We’ve been waiting for Hurricane Irene all week. Everyone from the mayor to the weather forecasters has told us to be safe, to stay home. Governor Patrick said, “Everyone should stay off the roads and indoors.” Bishop Payne urged us to consider canceling worship services. We were told to get the flashlights ready, turn off the appliances, secure the gutters. High winds and heavy rain and flooding can be very dangerous, even life-threatening. The basic message is: Hunker down. Avoid getting caught in the storm. Protect yourself.
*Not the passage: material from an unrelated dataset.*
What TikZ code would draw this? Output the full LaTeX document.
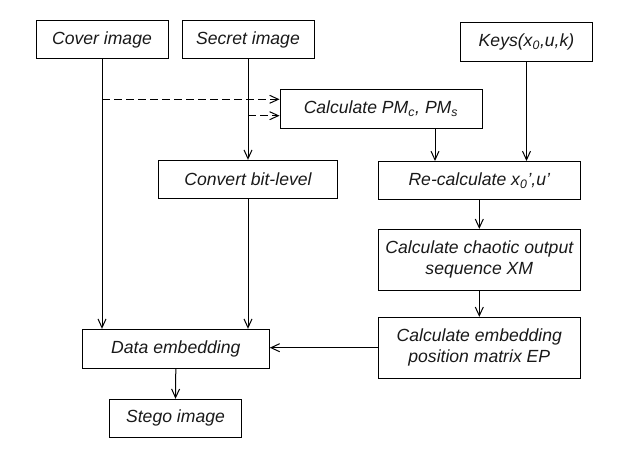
\documentclass[tikz,border=0pt]{standalone}
\usepackage{fontspec}
\setmainfont{Liberation Sans}
\usetikzlibrary{arrows.meta}
\tikzset{every picture/.style={line width=0.75pt}}
\tikzset{
	blk/.style={draw, minimum width=#1, minimum height=28.5pt, inner sep=0.75pt, align=center, text=black!90, font=\fontsize{13.2}{15.5}\selectfont\itshape},
	tallblk/.style={blk=#1, minimum height=45.5pt},
	arr/.style={-{Straight Barb[length=6.5pt,width=6pt]}},
	dasharr/.style={arr, dash pattern=on 6pt off 3pt}
}

\begin{document}
\begin{tikzpicture}[x=0.75pt,y=0.75pt,yscale=-1,xscale=1]
	\useasboundingbox (0,0) rectangle (626,450);
	
	%Blocks
	\node [blk=99pt] (cover) at (102,39.5) {Cover image};
	\node [blk=99pt] (secret) at (248,39.5) {Secret image};
	\node [blk=99.3pt, minimum height=29.25pt] (keys) at (526.5,41.8) {Keys(x\textsubscript{0},u,k)};
	\node [blk=151.5pt, minimum height=29.25pt] (pm) at (381,108.8) {Calculate PM\textsubscript{c}, PM\textsubscript{s}};
	\node [blk=134.25pt] (convert) at (248,179.3) {Convert bit-level};
	\node [blk=151.5pt] (recalc) at (479.3,180.5) {Re-calculate x\textsubscript{0}',u'};
	\node [tallblk=151.5pt] (chaotic) at (479.3,259.7) {Calculate chaotic output\\sequence XM};
	\node [tallblk=151.5pt] (ep) at (479.3,347.7) {Calculate embedding\\position matrix EP};
	\node [blk=140.25pt, minimum height=29.25pt] (data) at (175.8,348.8) {Data embedding};
	\node [blk=99.3pt] (stego) at (175.5,418.3) {Stego image};
	
	%Tap points
	\coordinate (tapc) at (102,99.3);
	\coordinate (taps) at (248,115.7);
	\coordinate (pmout) at (435,128.3);
	
	%Connectors
	\draw [arr] (cover.south) -- (cover.south |- data.north);
	\draw [arr] (secret.south) -- (convert.north);
	\draw [dasharr] (tapc) -- (tapc -| pm.west);
	\draw [dasharr] (taps) -- (taps -| pm.west);
	\draw [arr] (pmout) -- (pmout |- recalc.north);
	\draw [arr] (keys.south) -- (keys.south |- recalc.north);
	\draw [arr] (convert.south) -- (convert.south |- data.north);
	\draw [arr] (recalc.south) -- (chaotic.north);
	\draw [arr] (chaotic.south) -- (ep.north);
	\draw [arr] (ep.west) -- (ep.west -| data.east);
	\draw [arr] (data.south) -- (stego.north);
	
\end{tikzpicture}
\end{document}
We here are evidence that not everyone takes these warnings to heart. But of course Irene hasn’t hit us with full force. Imagine if we did get the hurricane-force winds that were originally forecast—that shingles were flying off houses, that trees were downed across roads everywhere. Imagine that we look out our windows and see destruction, and more destruction to come. Imagine that a young woman is in a small sturdy house on the water, on the South Shore, where she and her family have responsibly gathered candles, flashlights, canned goods, gallons of water. Imagine she sees through the pounding rain a boat out on the water. Did the boat get loose from its mooring? Is that a person in the boat? Are they being swamped by the waves? She goes to call 911 but the phone is dead. I have to go out there, she says to no one in particular. Her husband shouts, “Don’t go. It’s crazy! You’ll be killed.” He grabs her arm: “There’s no reason to risk your own life. You have a family to think of!” But she slips out of his grasp, and grabs a jacket and heads out into the hurricane. Who was right, the woman or her husband?
I think now of one of our Lutheran saints, a German man, a Lutheran pastor named Dietrich Bonhoeffer, who entered a storm of international proportions because he felt he was needed.